Kisah Kapten Mulyono bukan hanya tentang keberanian, tetapi juga dedikasi terhadap tanah air. Ia menjadi simbol perjuangan awal Angkatan Udara Indonesia dalam membangun kekuatan udara di tengah keterbatasan pasca-kemerdekaan.
Menurut catatan sejarah AURI, para penerbang generasi awal seperti Mulyono berperan penting dalam mendirikan fondasi profesionalisme TNI AU. Mereka tidak hanya menguasai kemampuan terbang, tetapi juga berperan dalam perencanaan taktis dan strategi tempur di masa revolusi.
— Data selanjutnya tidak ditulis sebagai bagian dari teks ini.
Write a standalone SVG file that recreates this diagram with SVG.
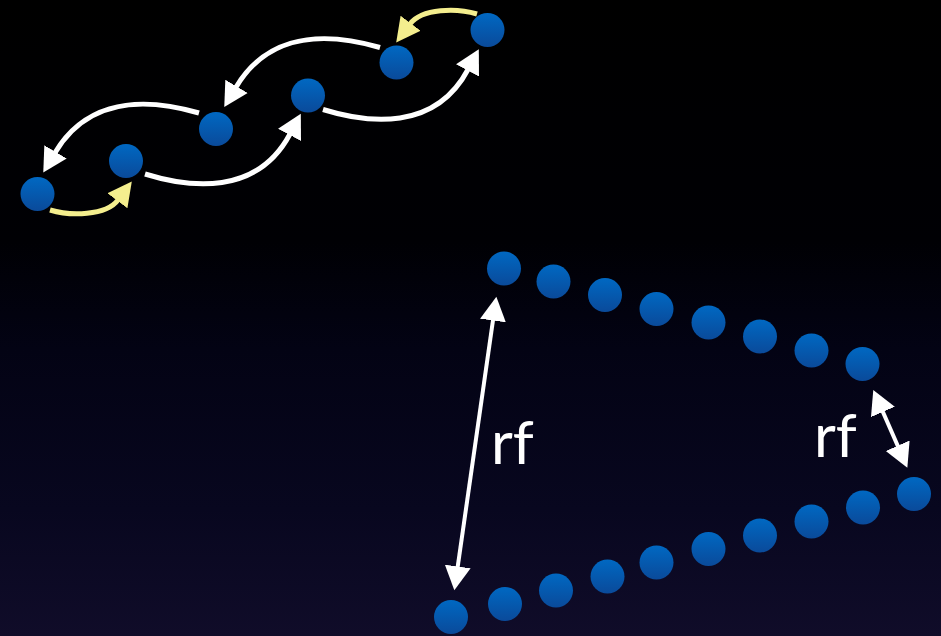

Kini, tujuh dekade setelah kepergian Mulyono, TNI AU telah berkembang menjadi kekuatan udara modern dengan berbagai jenis pesawat tempur, termasuk F-16, Rafale, dan sebentar lagi Chengdu J-10C dari China. Namun, keberhasilan itu tak lepas dari jasa dan semangat pionir-pionir seperti dirinya yang menanamkan dasar-dasar kedirgantaraan Indonesia.
Kisah Mulyono menjadi pengingat bahwa di balik kecanggihan teknologi dan alutsista modern, ada pengorbanan generasi awal penerbang Indonesia yang mempertaruhkan nyawa demi tegaknya kedaulatan udara bangsa.